I see this every day. Recently at NCYC, we had 24,000 kids kneeling in adoration at Lucas Oil. Many were in tears, as I was. That’s the desire for God I’m talking about. We just had 150 first confessions here, too. They were sincere, beautiful. That’s the desire our hearts should have also. We need only look to the hearts of second graders for an example of where we should be.

Now a lot of us have drowsy hearts, weak hearts, hearts burdened by this or that. That was the lot of the folks in our first reading. And the psalm–it tells us that we have to lift up our hearts. We say that at Mass every day. Sometimes it takes a lot of lifting, so overwhelmed, so tired, so distracted are we. But to prepare our hearts—that is our Advent quest, our Advent duty. It may tkae some work but it will be worth it on Christmas day.

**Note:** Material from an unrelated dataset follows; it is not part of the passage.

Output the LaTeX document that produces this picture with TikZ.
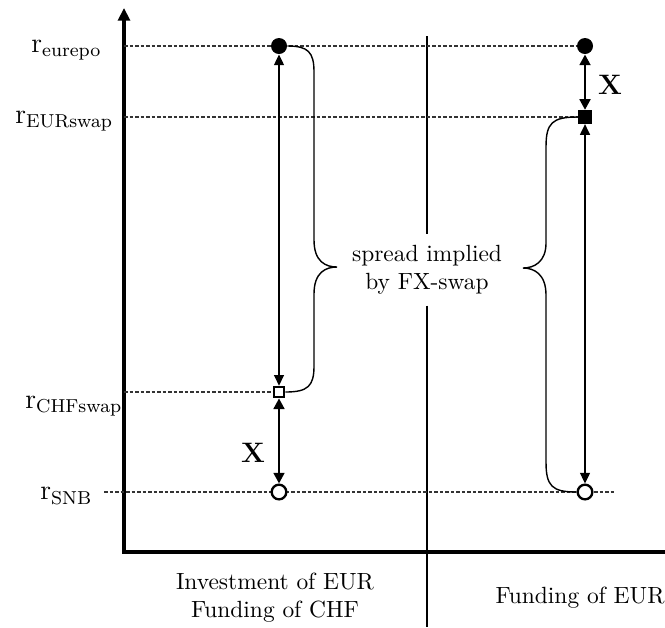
\documentclass[tikz,border=0pt]{standalone}
\usepackage{tikz}
\usetikzlibrary{arrows.meta,positioning,calc}

\begin{document}
\begin{tikzpicture}[x=0.15mm, y=-0.15mm,
    axisline/.style={line width=1.3pt, black},
    divline/.style={line width=1pt, black},
    level/.style={dashed, dash pattern=on 1.5pt off 0.85pt, line width=0.45pt, black!80},
    thinarr/.style={{Triangle[length=1.6mm, width=1.5mm]}-{Triangle[length=1.6mm, width=1.5mm]}, line width=0.5pt},
    thickarr/.style={{Triangle[length=1.6mm, width=1.6mm]}-{Triangle[length=1.6mm, width=1.6mm]}, line width=1.1pt},
    brace/.style={line width=0.6pt},
    fdot/.style={circle, fill=black, inner sep=0pt, minimum size=2.4mm},
    odot/.style={circle, draw=black, fill=white, line width=1pt, inner sep=0pt, minimum size=2.2mm},
    fsq/.style={rectangle, fill=black, inner sep=0pt, minimum size=2mm},
    osq/.style={rectangle, draw=black, fill=white, line width=1pt, inner sep=0pt, minimum size=1.55mm},
    rlab/.style={font=\large, anchor=west, inner sep=0pt},
    xlab/.style={font=\large\bfseries}]
    \useasboundingbox (0,0) rectangle (665,627);
    % axes and divider
    \coordinate (o) at (124,552);
    \coordinate (ytop) at (124,8);
    \coordinate (xend) at (665,552);
    \coordinate (dtop) at (427,36);
    \coordinate (dbot) at (427,627);
    \draw[axisline, -{Triangle[length=1.9mm, width=1.8mm]}] (xend) -- (o) -- (ytop);
    \node[align=center, inner xsep=2pt, inner ysep=4.5pt] (spread) at (427,270) {spread implied\\by FX-swap};
    \draw[divline] (dtop) -- (spread.north);
    \draw[divline] (spread.south) -- (dbot);
    % rate labels
    \node[rlab] (leurepo) at (31,50) {$\mathrm{r}_{\mathrm{eurepo}}$};
    \node[rlab] (leurswap) at (15,121) {$\mathrm{r}_{\mathrm{EURswap}}$};
    \node[rlab] (lchfswap) at (25,406) {$\mathrm{r}_{\mathrm{CHFswap}}$};
    \node[rlab] (lsnb) at (40,496) {$\mathrm{r}_{\mathrm{SNB}}$};
    % level lines
    \coordinate (ae) at (124,46);
    \coordinate (aw) at (124,117);
    \coordinate (ac) at (124,392);
    \coordinate (as) at (104,492);
    \coordinate (se) at (615,492);
    \path (279,46) coordinate (peL) (585,46) coordinate (peR) (585,117) coordinate (pwR)
          (279,392) coordinate (pcL) (279,492) coordinate (psL) (585,492) coordinate (psR);
    \draw[level] (ae) -- (peR);
    \draw[level] (aw) -- (pwR);
    \draw[level] (ac) -- (pcL);
    \draw[level] (as) -- (psL) -- (psR) -- (se);
    % markers
    \node[fdot] (eL) at (peL) {};
    \node[osq] (cL) at (pcL) {};
    \node[odot] (sL) at (psL) {};
    \node[fdot] (eR) at (peR) {};
    \node[fsq] (wR) at (pwR) {};
    \node[odot] (sR) at (psR) {};
    % spreads
    \draw[thinarr] (eL.south) -- (cL.north);
    \draw[thickarr] (cL.south) -- (sL.north);
    \draw[thickarr] (eR.south) -- (wR.north);
    \draw[thinarr] (wR.south) -- (sR.north);
    \node[xlab] (xL) at (253,453) {X};
    \node[xlab] (xR) at (610,85) {X};
    % braces
    \draw[brace] (eL.east) .. controls (308,46) and (314,52) .. (314,72) -- (314,240)
          .. controls (314,262) and (326,267) .. (337,267)
          .. controls (326,267) and (314,272) .. (314,294) -- (314,366)
          .. controls (314,386) and (308,392) .. (cL.east);
    \draw[brace] (wR.west) .. controls (552,117) and (546,123) .. (546,147) -- (546,243)
          .. controls (546,262) and (534,268) .. (523,268)
          .. controls (534,268) and (546,274) .. (546,295) -- (546,462)
          .. controls (546,486) and (552,492) .. (sR.west);
    % column labels
    \node[align=center] (colL) at (275,598) {Investment of EUR\\Funding of CHF};
    \node (colR) at (580,598) {Funding of EUR};
  \end{tikzpicture}
\end{document}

Jeff made my day yesterday when he told me that this Christmas Eve, we will sing, “In the Bleak Midwinter.” Here are the last two verses:

Angels and archangels
May have gathered there,
Cherubim and seraphim
Thronged the air –
But only His mother
In her maiden bliss
Worshipped the Beloved
With a kiss.

What can I give Him,
Poor as I am?
If I were a shepherd
I would bring a lamb;
If I were a wise man
I would do my part;
Yet what I can, I give Him –
Give my heart.

Pray God that when Christmas Day comes, when our Advent journeys are over, we will have a heart on fire, a heart filled with love to give to our God in the manger.